Remember that you can set one up for yourself or your spouse if you are planning to take classes, even as an adult. There is no contribution limit and if it is within your state, most times there are tax benefits.
What other benefit do you get when you take just one class at your local school?
A free gym & pool pass? Student Discounts on software? (www.studica.com) . Maybe even learn a few things 🙂
If you use the funds for non-college-related purposes, you will owe taxes and penalties. The tax advantage of a 529 plan, which includes tax-free withdrawals for college tuition (and in some cases other college expenses), makes this savings plan more inviting than a regular savings account.
We setup 529’s the year our kids were born. Many plans offer age-based or target year based funds. These funds are initially stock-heavy and become more conservative as the target date approaches.
Tax bennies are huge depending on your state. check it out:
http://www.finaid.org/savings/state529deductions.phtml
One thing to keep in mind is that your kids can (and should) participate in funding their own college. They should write a check (from their own account) and mail it to the fund holder.
You should put the fund in your name as the “owner” (not the child, they are the beneficiary). Apparently lots of people get this backwards.
People are fearful that by having a fund like this it will remove their child’s chances for financial aid. This is not the case as this asset is not counted for that purpose when the Parent is the owner.
If you are not thrilled with the (rather moderate) returns these funds generate, you can use your IRA to pay for college.
One other option is to open a ROTH IRA for them. They can do this at any age and just need to earn income. They can stuff up to 5K per year and have lots of options for investing. (My pat advice is 40% in an Extended Market Index fund, 20% in a REIT Index- 20% in Bond Index and 20% in Int’l Index and move it to 60+ % Bonds while taking money out). Remember that with a ROTH they can take it out any time for any reason and since they are kids their income would probably not qualify for the tax deduction of a traditional IRA.
The only potential issue with this approach would be their assets at Financial Aid time. Not sure how a Roth IRA would compute.

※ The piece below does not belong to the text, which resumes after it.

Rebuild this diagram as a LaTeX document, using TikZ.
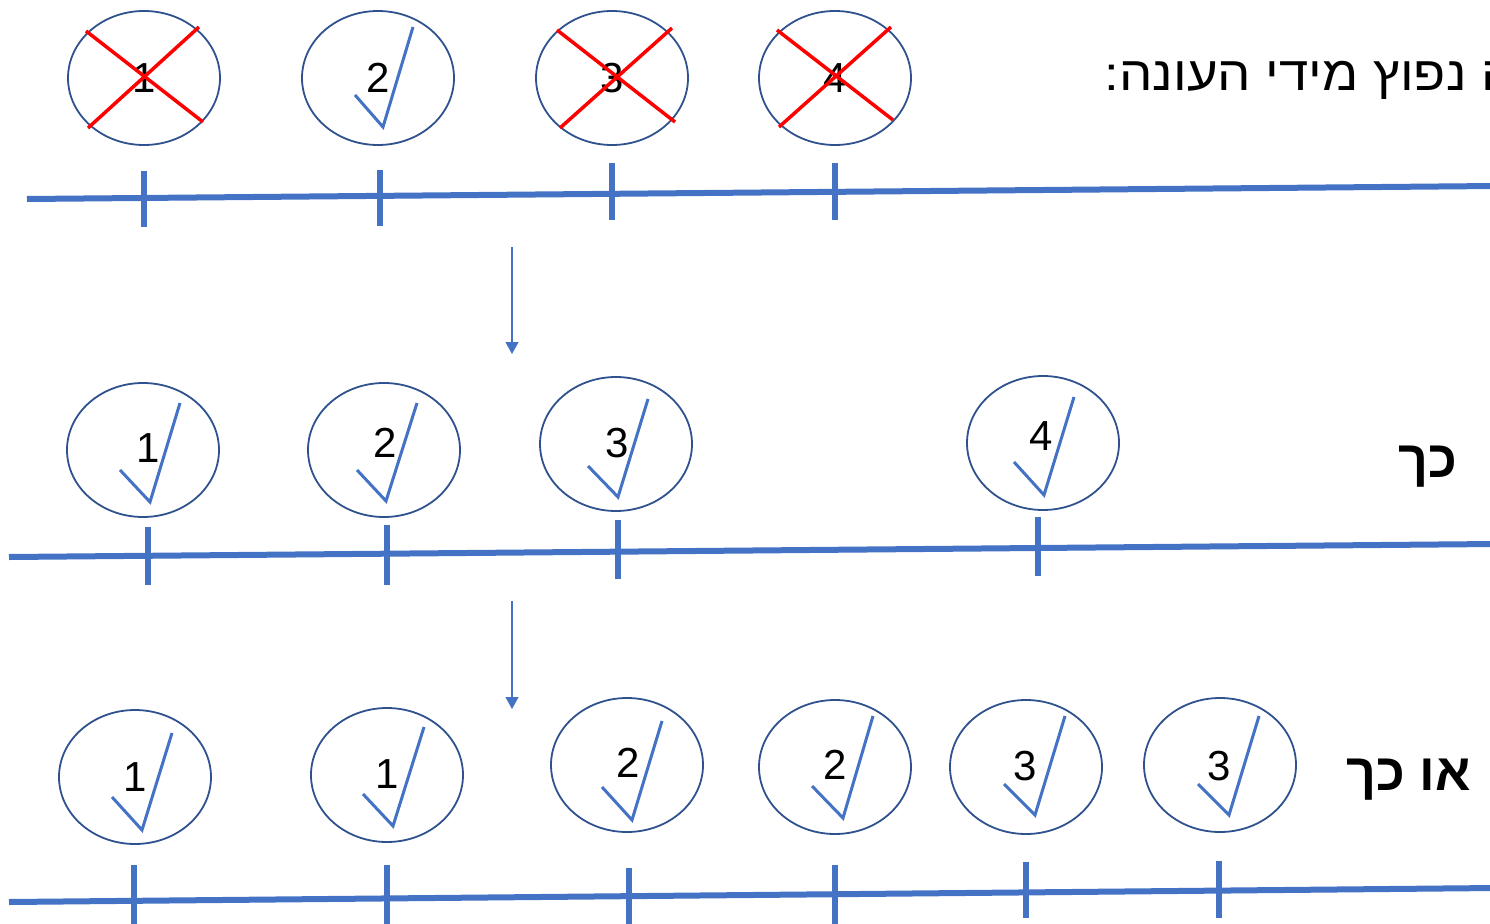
\documentclass[tikz,border=0pt]{standalone}
\usepackage{fontspec}
\setmainfont{Liberation Sans}
\newfontfamily\hebfont[Script=Hebrew]{Liberation Sans}
\newfontfamily\hebwide[Script=Hebrew,FakeStretch=1.1]{Liberation Sans}
\TeXXeTstate=1
\usetikzlibrary{arrows.meta,shapes.geometric}

\definecolor{lineblue}{HTML}{4472C4}
\definecolor{rimblue}{HTML}{2F528F}

\begin{document}
\begin{tikzpicture}[x=1pt, y=-1pt, >={Triangle[width=13pt,length=12pt]},
  axis/.style={lineblue, line width=6pt},
  tick/.style={lineblue, line width=6pt},
  ball/.style={ellipse, draw=rimblue, line width=1.8pt, minimum width=152pt, minimum height=134pt, inner sep=0pt},
  okmark/.style={lineblue, line width=3pt},
  cross/.style={red, line width=3.5pt},
  num/.style={font=\fontsize{42}{42}\selectfont, inner sep=0pt},
  heb/.style={font=\hebwide\fontsize{48}{48}\selectfont, inner sep=0pt},
  hebbold/.style={font=\hebfont\bfseries\fontsize{52}{52}\selectfont, inner sep=0pt}]
  \clip (0,0) rectangle (1490,923);

  % Row 1
  \draw[axis] (27,199) -- (1495,186);
  \draw[tick] (144,171) -- (144,227);
  \draw[tick] (380,170) -- (380,226);
  \draw[tick] (612,163) -- (612,220);
  \draw[tick] (835,163) -- (835,220);
  \node[ball] (a1) at (144,78) {};
  \node[ball] (a2) at (378,78) {};
  \node[ball] (a3) at (612,78) {};
  \node[ball] (a4) at (835,78) {};
  \node[num] (na1) at (144,78) {1};
  \node[num] (na2) at (378,78) {2};
  \node[num] (na3) at (612,78) {3};
  \node[num] (na4) at (835,78) {4};
  \draw[okmark] (355,95) -- (383,127) -- (413,27);
  \draw[cross] (86,31) -- (203,122);
  \draw[cross] (88,128) -- (199,27);
  \draw[cross] (557,30) -- (675,122);
  \draw[cross] (560,128) -- (672,28);
  \draw[cross] (777,30) -- (893,120);
  \draw[cross] (779,127) -- (891,27);
  \node[heb, anchor=east] (title) at (1515,80) {\beginR ה נפוץ מידי העונה{}:\endR};

  % Arrows
  \coordinate (s1) at (512,247);
  \coordinate (e1) at (512,354);
  \coordinate (s2) at (512,601);
  \coordinate (e2) at (512,709);
  \draw[->, lineblue, line width=1.3pt] (s1) -- (e1);
  \draw[->, lineblue, line width=1.3pt] (s2) -- (e2);

  % Row 2
  \draw[axis] (9,557) -- (1495,544);
  \draw[tick] (148,527) -- (148,585);
  \draw[tick] (387,525) -- (387,585);
  \draw[tick] (618,520) -- (618,579);
  \draw[tick] (1038,517) -- (1038,576);
  \node[ball] (b1) at (143,450) {};
  \node[ball] (b2) at (384,450) {};
  \node[ball] (b3) at (616,444) {};
  \node[ball] (b4) at (1043,443) {};
  \node[num] (nb1) at (148,448) {1};
  \node[num] (nb2) at (385,443) {2};
  \node[num] (nb3) at (617,443) {3};
  \node[num] (nb4) at (1041,436) {4};
  \draw[okmark] (120,470) -- (150,502) -- (180,403);
  \draw[okmark] (357,470) -- (386,501) -- (417,403);
  \draw[okmark] (588,466) -- (618,497) -- (648,399);
  \draw[okmark] (1014,462) -- (1044,495) -- (1074,397);
  \node[hebbold] (so) at (1428,467) {\beginR כך\endR};

  % Row 3
  \draw[axis] (9,902) -- (1495,888);
  \draw[tick] (134,865) -- (134,925);
  \draw[tick] (387,865) -- (387,925);
  \draw[tick] (629,868) -- (629,925);
  \draw[tick] (835,865) -- (835,925);
  \draw[tick] (1026,862) -- (1026,918);
  \draw[tick] (1219,861) -- (1219,918);
  \node[ball] (c1) at (135,777) {};
  \node[ball] (c2) at (387,775) {};
  \node[ball] (c3) at (627,765) {};
  \node[ball] (c4) at (835,767) {};
  \node[ball] (c5) at (1026,767) {};
  \node[ball] (c6) at (1220,765) {};
  \node[num] (nc1) at (135,777) {1};
  \node[num] (nc2) at (387,774) {1};
  \node[num] (nc3) at (628,763) {2};
  \node[num] (nc4) at (835,765) {2};
  \node[num] (nc5) at (1025,766) {3};
  \node[num] (nc6) at (1219,766) {3};
  \draw[okmark] (112,797) -- (142,830) -- (172,733);
  \draw[okmark] (363,794) -- (393,826) -- (424,727);
  \draw[okmark] (602,787) -- (632,820) -- (662,721);
  \draw[okmark] (812,786) -- (843,818) -- (873,716);
  \draw[okmark] (1004,784) -- (1035,815) -- (1065,716);
  \draw[okmark] (1198,784) -- (1229,815) -- (1259,716);
  \node[hebbold] (orso) at (1409,780) {\beginR או כך\endR};
\end{tikzpicture}
\end{document}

If this seems complicated, just get a 529 🙂
Growing up, I wish I would’ve read these financial blogs earlier because putting my college funds in a 529 would’ve generated so much more interest than a traditional savings account. I’m telling all my cousins who are starting to have babies to really take advantage of the 529 college fund. I’m sure you’ll be starting soon enough for baby Sara too right?
Shop around tho for low annual fees…. some of them charge more than others on the fees.
And yes, you can set them up for grandkids also 🙂
My kid’s 529 plan is setup and everything (state and federal) is tax free. With taxes no where to go but up, I’m going to be saving more and more as time goes by.
None of my friends have 529 plans either, and they all think college for their kids is too far down the road. Maybe they are hoping that their children will get full scholarship, or that they aren’t going to pay for it when the time comes. Otherwise, they will be sorry.
Not many people talk about the 529 plan even though it’s one of the best ways to keep more money for most households. Good information.